- Supplied information
-----

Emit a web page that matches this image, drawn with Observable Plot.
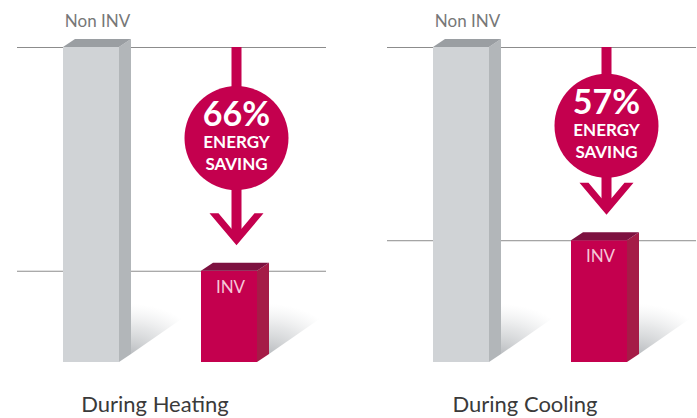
<!DOCTYPE html>
<html>
<head>
<meta charset="utf-8">
<script src="https://cdn.jsdelivr.net/npm/d3@7"></script>
<script src="https://cdn.jsdelivr.net/npm/@observablehq/plot@0.6"></script>
<style>
  html, body { margin: 0; padding: 0; background: #fff; }
  #chart svg { display: block; }
</style>
</head>
<body>
<div id="chart"></div>
<script>
// ---- data ----
const conditions = ["During Heating", "During Cooling"];
const barTypes = ["Non INV", "INV"];
const nonInvUse = [100, 100];   // relative energy use, non-inverter
const invUse = [34, 43];        // relative energy use, inverter
const savingLabels = ["66%", "57%"];
const savingWords = ["ENERGY", "SAVING"];

// ---- tables built from the arrays ----
const rows = conditions.flatMap((c, i) => [
  {condition: c, type: barTypes[0], value: nonInvUse[i]},
  {condition: c, type: barTypes[1], value: invUse[i]}
]);
const savings = conditions.map((c, i) => ({
  condition: c, type: barTypes[1], top: nonInvUse[i], inv: invUse[i], label: savingLabels[i]
}));
const levels = conditions.flatMap((c, i) => [
  {condition: c, value: nonInvUse[i]},
  {condition: c, value: invUse[i]}
]);

const crimson = "#c4004e";
const palette = {
  "Non INV": {front: "#d0d3d6", side: "#b2b6b9", top: "#9a9ea2"},
  "INV": {front: crimson, side: "#a51c47", top: "#7d1140"}
};
const DEPTH_X = 12, DEPTH_Y = 8;
let gradCount = 0;

// 3D bar: front face, side face, top face and a soft cast shadow
function bars3d(data, options) {
  return Plot.barY(data, {
    ...options,
    render(index, scales, values, dimensions) {
      const bw = typeof scales.x.bandwidth === "function" ? scales.x.bandwidth() : scales.x.bandwidth;
      const bottom = dimensions.height - dimensions.marginBottom;
      const g = d3.create("svg:g");
      const gid = "shadow" + (gradCount++);
      const rg = g.append("defs").append("radialGradient")
        .attr("id", gid).attr("cx", 0).attr("cy", 1).attr("r", 1).attr("fx", 0).attr("fy", 1);
      rg.append("stop").attr("offset", 0).attr("stop-color", "#8c9196").attr("stop-opacity", 0.6);
      rg.append("stop").attr("offset", 0.55).attr("stop-color", "#a9adb1").attr("stop-opacity", 0.3);
      rg.append("stop").attr("offset", 1).attr("stop-color", "#c8cbce").attr("stop-opacity", 0);
      for (const i of index) {
        const c = palette[data[i].type];
        const x0 = values.x[i], x1 = x0 + bw;
        const top = Math.min(values.y1[i], values.y2[i]);
        const sx = x1 + DEPTH_X, sb = bottom - DEPTH_Y;
        // shadow
        g.append("path")
          .attr("d", `M${sx},${sb}L${sx + 72},${sb - 50}L${sx},${sb - 50}Z`)
          .attr("fill", `url(#${gid})`);
        // front
        g.append("rect").attr("x", x0).attr("y", top).attr("width", bw).attr("height", bottom - top)
          .attr("fill", c.front);
        // side
        g.append("path")
          .attr("d", `M${x1},${top}L${sx},${top - DEPTH_Y}L${sx},${sb}L${x1},${bottom}Z`)
          .attr("fill", c.side);
        // top
        g.append("path")
          .attr("d", `M${x0},${top}L${x0 + DEPTH_X},${top - DEPTH_Y}L${sx},${top - DEPTH_Y}L${x1},${top}Z`)
          .attr("fill", c.top);
      }
      return g.node();
    }
  });
}

// chevron arrow head, tip at the origin
const chevron = {
  draw(ctx) {
    ctx.moveTo(0, 0);
    ctx.lineTo(-27, -32);
    ctx.lineTo(-18, -32);
    ctx.lineTo(-5, -16.6);
    ctx.lineTo(5, -16.6);
    ctx.lineTo(18, -32);
    ctx.lineTo(27, -32);
    ctx.closePath();
  }
};

const badgeY = d => d.inv + (d.top - d.inv) * 0.595;

const chart = Plot.plot({
  width: 697,
  height: 418,
  marginLeft: 16,
  marginRight: 0,
  marginTop: 47,
  marginBottom: 56,
  style: {fontFamily: "Lato, 'Open Sans', sans-serif", background: "#fff"},
  fx: {domain: conditions, range: [16, 697], paddingInner: 0.164, paddingOuter: 0, axis: null, label: null},
  x: {domain: barTypes, paddingInner: 0.597, paddingOuter: 0.4136, align: 0.4, axis: null, label: null},
  y: {domain: [0, 100], range: [386, 47], axis: null, label: null},
  marks: [
    Plot.ruleY(levels, {fx: "condition", y: "value", stroke: "#8c8c8c", strokeWidth: 1}),
    bars3d(rows, {fx: "condition", x: "type", y: "value"}),
    // arrow stem
    Plot.ruleX(savings, {fx: "condition", x: "type", y1: "top", y2: "inv", insetBottom: 40,
      dx: 7, stroke: crimson, strokeWidth: 10}),
    // arrow head
    Plot.dot(savings, {fx: "condition", x: "type", y: "inv", dx: 7, dy: -26,
      symbol: chevron, r: 5, fill: crimson, stroke: "none"}),
    // badge
    Plot.dot(savings, {fx: "condition", x: "type", y: badgeY, dx: 7, r: 52, fill: crimson, stroke: "none"}),
    Plot.text(savings, {fx: "condition", x: "type", y: badgeY, dx: 7, dy: -23, text: "label",
      fill: "#fff", fontSize: 34, fontWeight: 700, letterSpacing: 0.5}),
    Plot.text(savings, {fx: "condition", x: "type", y: badgeY, dx: 7, dy: 4.5, text: () => savingWords[0],
      fill: "#fff", fontSize: 17, fontWeight: 700, letterSpacing: 0.6}),
    Plot.text(savings, {fx: "condition", x: "type", y: badgeY, dx: 7, dy: 26.5, text: () => savingWords[1],
      fill: "#fff", fontSize: 17, fontWeight: 700, letterSpacing: 0.6}),
    // bar labels
    Plot.text(rows.filter(d => d.type === barTypes[0]), {fx: "condition", x: "type", y: "value",
      dx: 6, dy: -26, text: "type", fill: "#777", fontSize: 17}),
    Plot.text(rows.filter(d => d.type === barTypes[1]), {fx: "condition", x: "type", y: "value",
      dx: 1, dy: 16, text: "type", fill: "#f6c6d8", fontSize: 17}),
    // condition labels
    Plot.text(conditions, {fx: d => d, text: d => d, frameAnchor: "bottom", lineAnchor: "middle",
      dx: -17, dy: 42.5, fill: "#3a3a3a", fontSize: 22})
  ]
});

document.getElementById("chart").appendChild(chart);
</script>
</body>
</html>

-----

- Objective
Reproduce exactly the run of lines that opens the listing and closes with the line holding "let gradCount = 0;". Pictures are excluded.

- Reply to the task
Emit a web page that matches this image, drawn with Observable Plot.
<!DOCTYPE html>
<html>
<head>
<meta charset="utf-8">
<script src="https://cdn.jsdelivr.net/npm/d3@7"></script>
<script src="https://cdn.jsdelivr.net/npm/@observablehq/plot@0.6"></script>
<style>
  html, body { margin: 0; padding: 0; background: #fff; }
  #chart svg { display: block; }
</style>
</head>
<body>
<div id="chart"></div>
<script>
// ---- data ----
const conditions = ["During Heating", "During Cooling"];
const barTypes = ["Non INV", "INV"];
const nonInvUse = [100, 100];   // relative energy use, non-inverter
const invUse = [34, 43];        // relative energy use, inverter
const savingLabels = ["66%", "57%"];
const savingWords = ["ENERGY", "SAVING"];

// ---- tables built from the arrays ----
const rows = conditions.flatMap((c, i) => [
  {condition: c, type: barTypes[0], value: nonInvUse[i]},
  {condition: c, type: barTypes[1], value: invUse[i]}
]);
const savings = conditions.map((c, i) => ({
  condition: c, type: barTypes[1], top: nonInvUse[i], inv: invUse[i], label: savingLabels[i]
}));
const levels = conditions.flatMap((c, i) => [
  {condition: c, value: nonInvUse[i]},
  {condition: c, value: invUse[i]}
]);

const crimson = "#c4004e";
const palette = {
  "Non INV": {front: "#d0d3d6", side: "#b2b6b9", top: "#9a9ea2"},
  "INV": {front: crimson, side: "#a51c47", top: "#7d1140"}
};
const DEPTH_X = 12, DEPTH_Y = 8;
let gradCount = 0;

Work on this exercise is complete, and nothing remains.